Die Forscher gehen unterschiedlichen Schwerpunktthemen nach. Es werden Netze ausgeworfen, mit dem Kranzwasserschöpfer lassen sich Wasserproben aus verschiedenen Tiefen gewinnen, zudem werden Sedimentproben aus dem Grund entnommen. Das Hereon-Team nimmt die Auswirkungen von Schadstoff- und Klimabelastungen für den Kohlenstoff-Kreislauf in den Fokus, untersucht, wie viel CO2 im Meer gebunden oder abgegeben wird. Geforscht wird zu Schwermetallen im Wasser, vor allem zur Quecksilberbelastung verschiedener Meeresbewohner von Mikroorganismen bis zum Fisch. Auch Mikroplastik ist ein Thema. „Es gab gerade eine spannende Publikation über die Kleinstteile im indischen Ozean“, berichtet Claudia Schmidt. „Die spannende Frage ist, ob es durch die Meeresströmungen in die Arktis transportiert wird.“
Claudia Schmidt war bereits auf den Expeditionen nach Spitzbergen (2020) und die Baffin Bay an der grönländischen Westküste (2021) dabei, für Niklas Hempel steht seine Premiere in Sachen Forschungsfahrt an. „Die Kollegen haben mir eine Liste gemacht, was ich alles mitnehmen soll“, sagt er. Im Wesentlichen ging es um warme, wasserfeste Kleidung. Ganz oben bei ihm auf der Liste: Reisetabletten gegen Seekrankheit. Die sind auch immer noch ein Favorit von Claudia Schmidt. Auf ein bisher mitgeschlepptes Utensil will sie verzichten: Sonnencreme. „Die war eigentlich nie notwendig“, erinnert sie sich an die wolkenverhangenen Nordmeertage.
Zur Sicherheit sind diesmal auch Waffen an Bord
Neu als Ausrüstungsgegenstand sind Gewehre an Bord.
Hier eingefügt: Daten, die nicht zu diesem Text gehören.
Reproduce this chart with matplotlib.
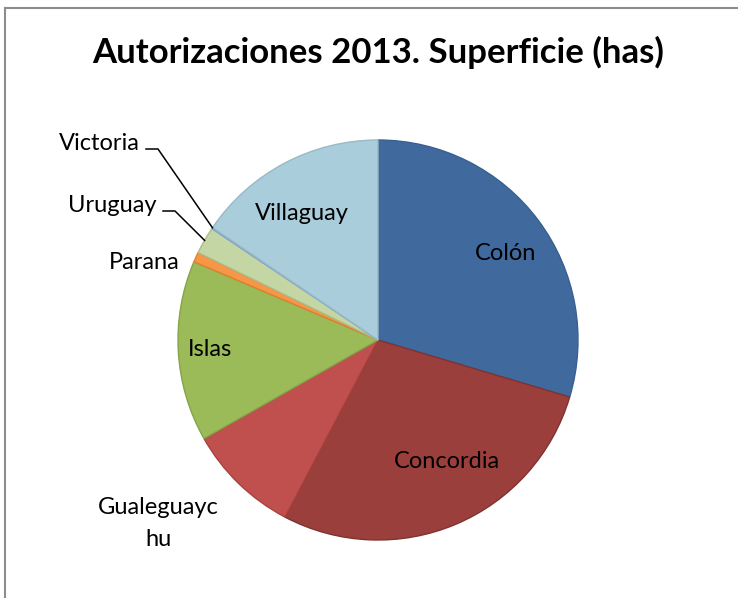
import numpy as np
import matplotlib
matplotlib.use('Agg')
from matplotlib import pyplot as plt

# share of area per department (approx)
labels = ['Colón', 'Concordia', 'Gualeguaychu', 'Islas', 'Parana',
          'Uruguay', 'Victoria', 'Villaguay']
values = [29.6, 28.1, 9.1, 14.6, 0.8, 2.2, 0.1, 15.5]
colors = ['#40699e', '#9b3f3d', '#c0504d', '#9bbb59', '#f79646',
          '#c4d6a4', '#8eb4e3', '#a9cddb']
edges = ['#38608f', '#7f3331', '#a9413f', '#86a44a', '#e07f30',
         '#aabd8a', '#7fa3cf', '#98b9c6']

plt.rcParams['font.family'] = ['Lato', 'DejaVu Sans']
FS = 17

fig = plt.figure(figsize=(7.38, 5.98), dpi=100)
ax = fig.add_axes([178 / 738, 1 - 540 / 598, 400 / 738, 400 / 598])
wedges, _ = ax.pie(values, colors=colors, startangle=90, counterclock=False,
                   radius=1, wedgeprops=dict(linewidth=1))
for w, e in zip(wedges, edges):
    w.set_edgecolor(e)
ax.set_xlim(-1, 1)
ax.set_ylim(-1, 1)
ax.set_aspect('equal')
ax.axis('off')


def mid(w):
    return np.deg2rad((w.theta1 + w.theta2) / 2)


def place(w, r, shift):
    a = mid(w) + np.deg2rad(shift)
    return r * np.cos(a), r * np.sin(a)


# labels inside the slices: (radius, angle shift)
inside = {'Colón': (0.77, -2.6), 'Concordia': (0.70, 6.6),
          'Islas': (0.84, 0), 'Villaguay': (0.74, 3)}
for w, lab in zip(wedges, labels):
    if lab in inside:
        x, y = place(w, *inside[lab])
        ax.text(x, y, lab, ha='center', va='center', fontsize=FS)

# labels outside
x, y = place(wedges[labels.index('Gualeguaychu')], 1.43, -6)
ax.text(x, y, 'Gualeguayc\nhu', ha='center', va='center', fontsize=FS,
        linespacing=1.7)
x, y = place(wedges[labels.index('Parana')], 1.23, 6)
ax.text(x, y, 'Parana', ha='center', va='center', fontsize=FS)

# leader lines
for lab, tx, ty in [('Uruguay', -1.105, 0.675), ('Victoria', -1.19, 0.985)]:
    i = labels.index(lab)
    a = np.deg2rad(wedges[i].theta2 - 0.3) if lab == 'Victoria' else mid(wedges[i])
    px, py = np.cos(a), np.sin(a)
    ax.text(tx, ty, lab, ha='right', va='center', fontsize=FS)
    ly = ty - 0.03
    ax.plot([tx + 0.03, tx + 0.09, px], [ly, ly, py],
            color='black', lw=1.1, clip_on=False)

fig.text(378 / 738, 1 - 52 / 598, 'Autorizaciones 2013. Superficie (has)',
         ha='center', va='center', fontsize=25, fontweight='bold')

# chart frame
fig.add_artist(plt.Line2D([5 / 738, 5 / 738], [0, 1 - 8 / 598],
                          color='#8c8c8c', lw=1.5))
fig.add_artist(plt.Line2D([5 / 738, 1], [1 - 8 / 598, 1 - 8 / 598],
                          color='#8c8c8c', lw=1.5))

fig.savefig('out.png', dpi=100)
Niklas Hempel hat eine Unterweisung im Umgang bekommen. Denn geforscht wird in Landnähe und in den Fjorden, auch vom Schlauchboot aus. Man könnte auf Eisbären treffen. So gab es eine Sicherheitsunterweisung über das Verhalten der mächtigen Raubtiere, zudem für den absoluten Notfall die Waffenausbildung. Organisiert wurde das Training vom Alfred-Wegner-Institut, dem in Bremerhaven ansässigen Helmholtz-Zentrum für Polar- und Meeresforschung. Hier zeigen ehemalige Polizeibeamte Forschern den Umgang mit der Waffe.